The maiden step of Bhumenjoy was a big challenge of making an 84-minute animated film. He already had the experience of making short commercials and short films of few seconds and few minutes. But this time the whole project was based on his knowledge, and the production duration went beyond the expected time. Film production needs great involvement of many professionals – scriptwriter, music composer and dialogue writer etc, and above that, making an animation film need drawings, animation, voice-over etc. Bhumenjoy recruited three students from Manipur, and brought them to Pune to accompany him in drawings. The students were trained for 2-3 months and made them learn computer and its applications with the vision that it might be an initial step for their career in multimedia. The team put in a lot of effort in making the movie consulting and researching many things so that it could be articulated well in terms of music and dialogue.
Challenges on Bhumenjoy’s Way
The first obstacle in this project was the remaking of storyline. There was no written volume of Keibu-Kei-Oiba’s story. Bhumenjoy had to develop the story of the film from the folktale. It needed thorough understanding and great efforts in creating the characters to visualize the tale within a storyline. The story was then reproduced in drawings. So he needed a strong script which could bring lives to the characters drawn either on the paper or in the computer. He did research on every single detail that came up in the story. The interesting thing in his project was that no video-camera was used in making the whole film. The characters and scenes were drawn in different camera angles, which was really exhausting physically and psychologically, he added.
Keibu-Kei-Oiba was a unique character of a human-tiger. And this half-man-half-tiger creature had to deliver dialogue in the film. The facial structure was made a little bit contorted from the real tiger to adjust with human voice and the action of speaking during the process of digitalization. And it came as a big challenge to Bhumenjoy in visualizing the characters of Keibu-Kei-Oiba, the conjoined character of a man and a beast. The production team did use faded colours while drawing to fiddle with the story.
Creation of Thabaton’s Character
Creation of seven brothers and the youngest innocent pretty sister, Thabaton was another challenge. In the story, Thabaton’s age must be around 16 to 20 years old and accordingly the eldest brother must be 30 or so and a bachelor too. It was hard to develop the facial and physical structures of seven different brothers and a sister of a single family within the age range of 10 to 14 years. Balancing the characters and creating look-alike brothers and sister cost lots of labour, he recounted. Developing Thabaton’s character took lots of time comparing to others as Bhumenjoy was not an expert in drawing women’s portrait. He took references from other pictures and photos of women, kept on trying by keeping in his mind about her hairstyle, eye, height, dress and all until he got the final innocent face of Thabaton.

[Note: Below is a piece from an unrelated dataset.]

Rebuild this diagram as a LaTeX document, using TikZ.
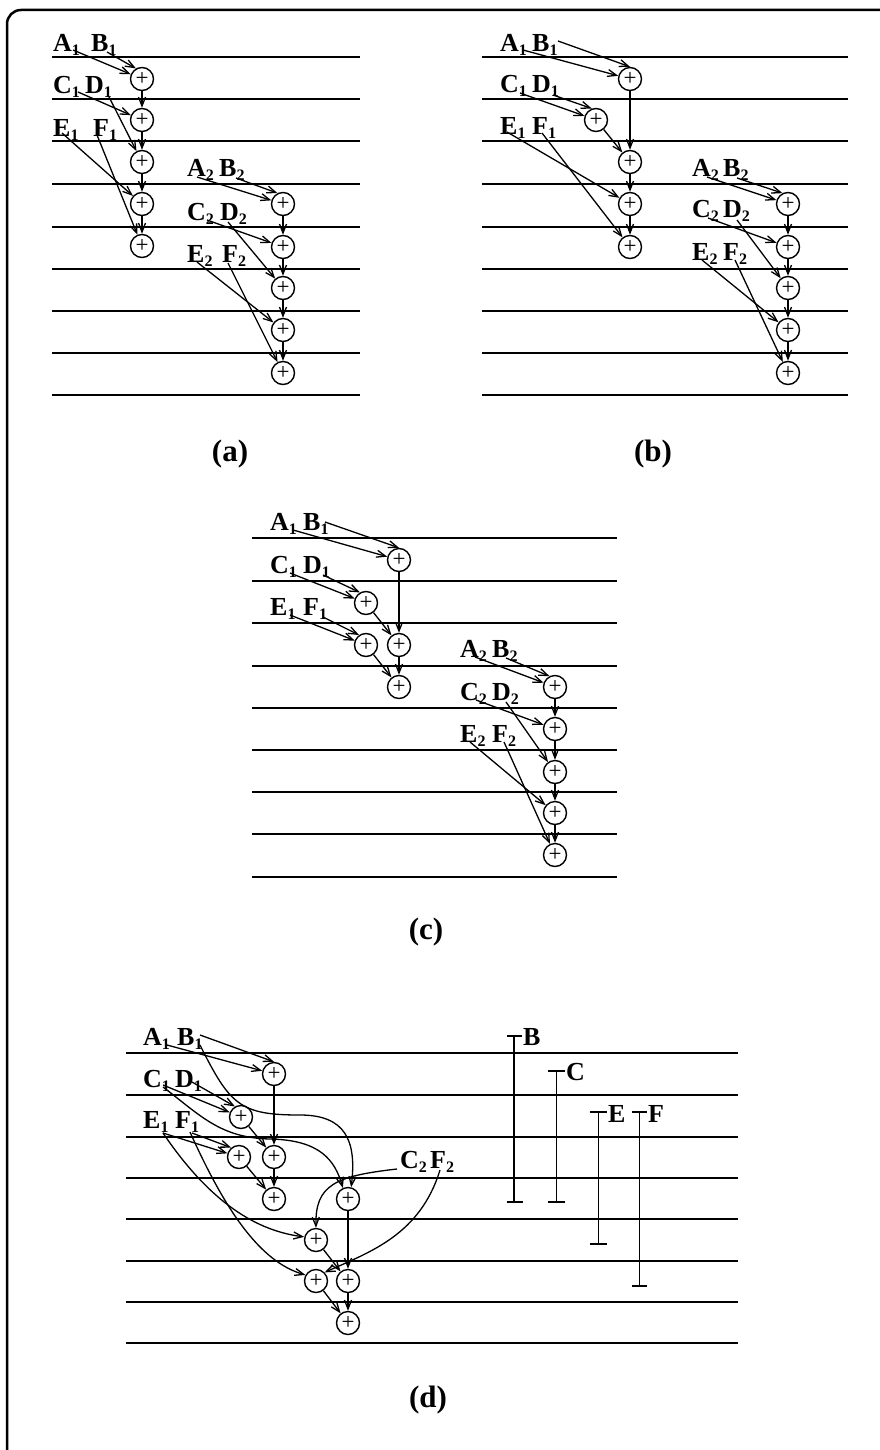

Regarding background music, Sori Senjam had to work so hard to develop a suitable composition and he faced tough time in engaging musicians as the law and order was too bad at that time in Manipur. At last, he came out with the perfect tunes and beats. With regards to dialogues, Bhumenjoy consulted renowned Manipuri ethnic scholar, Hemochandra alias Khaba. In response to it, Khaba rebuilt the long gone words, traditional style of speaking as well the nature of expression as a part of Bhumenjoy’s research work. The voice over artistes who joined the team with heart and soul were popular artistes, Bishwamittra, Kalpana, and Joseph for the characters like Keibu-Kei-Oiba, Thabaton and the thief and crow respectively. Joseph added a hilarious dialogue on his own during dubbing – “Eikhoi-na khara singba huranba oibagee khut-ta teijabei wani, apangba huran-ba sing-ga oiradi masi khong-na net-ladouni”. Contributions from other artistes from drama and theatre were also remarkable. The voice over of the old grandmother was not of an old woman, Bhumenjoy recounted. The voice over artistes needed to see the animated scenes to harmonize with the pictures, and animation needed sound clips to build up the facial expression. In such circumstances, Bhumenjoy made the artistes visualize the picture of the situation and explained it precisely to them. Actually, voice recording preceded animated visuals production and the engagement of drama and theatre artistes held a great advantage.
Bishwamittra’s fine expression of both human and animal instincts effect on eating fruit and vegetable was really great, Bhumenjoy added. The paramount efforts of production group were less known to the audience but their appreciation, children’s interest and enjoyment when they watched the film were much above all.
Preserving folktales in Visual Medium
Bhumenjoy’s idea of production of Keibu-Kei-Oiba in animated film was to preserve the nearly extinct folktales. “The traditional forms of entertainment, which imbibe moral values, like in the short sequence in “Kekoo Lotpi”, and the narration of folktales by our grandparents as bed-time stories are vanishing from our minds replacing gradually by the taste of the new media. So, I prefer to preserve the folk tales by remaking and presenting it in the visual medium which will remain forever and ever, Bhumenjoy said.